Four of the twenty-nine pieces of Jordan’s writing contained in the text are devoted to the Lizzie Borden murder trial—prime examples not only of early true crime reporting, but Jordan’s highly literary, narrative style that focused on humanizing characters, particularly women. In Jordan’s coverage of the Borden trial, there are echoes of how the press covers so many high-profile trials. “There are two Lizzie Bordens. One of them is the very real and very wretched woman who is now on trial for her life in the little courthouse at New Bedford, Mass.,” Jordan wrote in a dispatch for The New York World. “The other is a journalistic creation skillfully built up by correspondence and persistently dangled before the eyes of the American people until it has come to be regarded as a genuine personality” (107). Jordan’s analysis is sharp, preceding media scholars, true-crime podcasts, and cable television by a century.

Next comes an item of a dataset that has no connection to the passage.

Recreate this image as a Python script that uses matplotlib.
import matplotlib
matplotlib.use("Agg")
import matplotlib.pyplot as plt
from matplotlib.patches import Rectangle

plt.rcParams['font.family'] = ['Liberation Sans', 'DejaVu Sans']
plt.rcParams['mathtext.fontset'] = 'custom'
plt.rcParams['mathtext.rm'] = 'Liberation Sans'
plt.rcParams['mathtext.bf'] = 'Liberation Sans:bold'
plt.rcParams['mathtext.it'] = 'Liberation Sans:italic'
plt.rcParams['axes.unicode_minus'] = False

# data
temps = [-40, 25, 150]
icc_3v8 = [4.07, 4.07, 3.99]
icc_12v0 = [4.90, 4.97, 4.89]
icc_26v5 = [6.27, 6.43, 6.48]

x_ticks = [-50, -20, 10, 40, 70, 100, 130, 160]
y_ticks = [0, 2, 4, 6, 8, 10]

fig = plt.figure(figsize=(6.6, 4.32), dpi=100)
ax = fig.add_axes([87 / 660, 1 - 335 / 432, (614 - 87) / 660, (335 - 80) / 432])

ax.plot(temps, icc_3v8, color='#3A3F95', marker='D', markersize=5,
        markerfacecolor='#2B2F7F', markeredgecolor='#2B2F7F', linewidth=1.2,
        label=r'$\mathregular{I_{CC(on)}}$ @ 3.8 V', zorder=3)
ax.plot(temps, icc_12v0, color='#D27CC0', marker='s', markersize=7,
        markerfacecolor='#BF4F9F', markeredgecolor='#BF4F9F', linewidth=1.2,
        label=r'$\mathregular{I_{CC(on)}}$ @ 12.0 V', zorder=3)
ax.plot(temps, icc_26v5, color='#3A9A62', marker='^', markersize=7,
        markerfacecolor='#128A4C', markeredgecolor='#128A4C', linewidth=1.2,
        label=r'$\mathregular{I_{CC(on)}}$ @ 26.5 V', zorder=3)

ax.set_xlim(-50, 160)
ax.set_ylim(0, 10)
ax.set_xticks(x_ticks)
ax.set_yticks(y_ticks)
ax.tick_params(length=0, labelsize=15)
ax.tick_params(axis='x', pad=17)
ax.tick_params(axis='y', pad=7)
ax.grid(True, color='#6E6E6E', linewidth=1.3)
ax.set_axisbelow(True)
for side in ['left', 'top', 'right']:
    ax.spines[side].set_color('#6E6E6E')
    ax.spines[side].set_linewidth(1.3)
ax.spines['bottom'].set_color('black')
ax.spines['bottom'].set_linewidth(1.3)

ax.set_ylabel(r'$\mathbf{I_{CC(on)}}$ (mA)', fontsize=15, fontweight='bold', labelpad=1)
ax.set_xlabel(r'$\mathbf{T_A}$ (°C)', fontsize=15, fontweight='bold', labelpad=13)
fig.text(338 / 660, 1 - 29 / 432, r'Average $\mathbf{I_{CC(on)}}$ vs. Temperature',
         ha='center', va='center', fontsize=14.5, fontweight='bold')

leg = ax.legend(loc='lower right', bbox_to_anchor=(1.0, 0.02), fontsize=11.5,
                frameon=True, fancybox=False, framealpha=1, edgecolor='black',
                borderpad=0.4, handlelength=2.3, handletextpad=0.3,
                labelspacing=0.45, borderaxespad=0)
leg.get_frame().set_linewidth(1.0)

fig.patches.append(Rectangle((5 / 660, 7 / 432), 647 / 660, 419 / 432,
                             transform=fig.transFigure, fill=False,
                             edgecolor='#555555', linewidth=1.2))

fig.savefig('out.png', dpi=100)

Jordan also had her thumb on the reality for women living and working in an inherently patriarchal world—one wrought with physical, carceral, economic, and relational violence. As the term “sexual harassment” wasn’t coined until the 1970s and transparent discussion of sexual violence in news outlets could very well have been stifled by the Comstock Act, Jordan turned to fiction to tell stories of the harassment women faced in their daily lives. In a serialized version of “Tales of the City Room” published in Scribner’s, woman after woman is failed by the men in their lives. In “A Romance of the City Room,” there’s reporter Miss Bancroft, who receives a year’s worth of roses and unsigned letters from an obsessive co-worker who later dies of consumption. The titular character in “Miss Van Dyke’s Best Story” returns to work after reporting an election night special in the city’s red light district to find that her male colleagues have created a cigarette- and beer adorned shrine on her desk to her, “the tenderfoot of the tenderloin,” as they crowned her. “I wrote a faithful report of what I saw, and that is all there is to it,” she tells her editor, but the torment went on for months. There’s Ruth Herrick, who interviews and befriends a woman charged with murdering her abusive husband, but ultimately decides against publishing her story to protect her. For Jordan, as Carr and Harrison-Kahan describe it, “emotion and human interest were pathways into insight about the new and the stories that most headlines left untold” (p. 2).
“The Case of Lizzie Borden and Other Writings” makes archival materials and examples of pioneering women’s reporting accessible for a wide audience and easily makes clear the connection between the patriarchal past and present. We academics might miss some of the hallmarks of academic texts like on-page footnotes or sample artwork from the archival materials themselves. But a paperback, mass-market book like this one is sure to appeal to true-crime afficionados and journalism historians alike.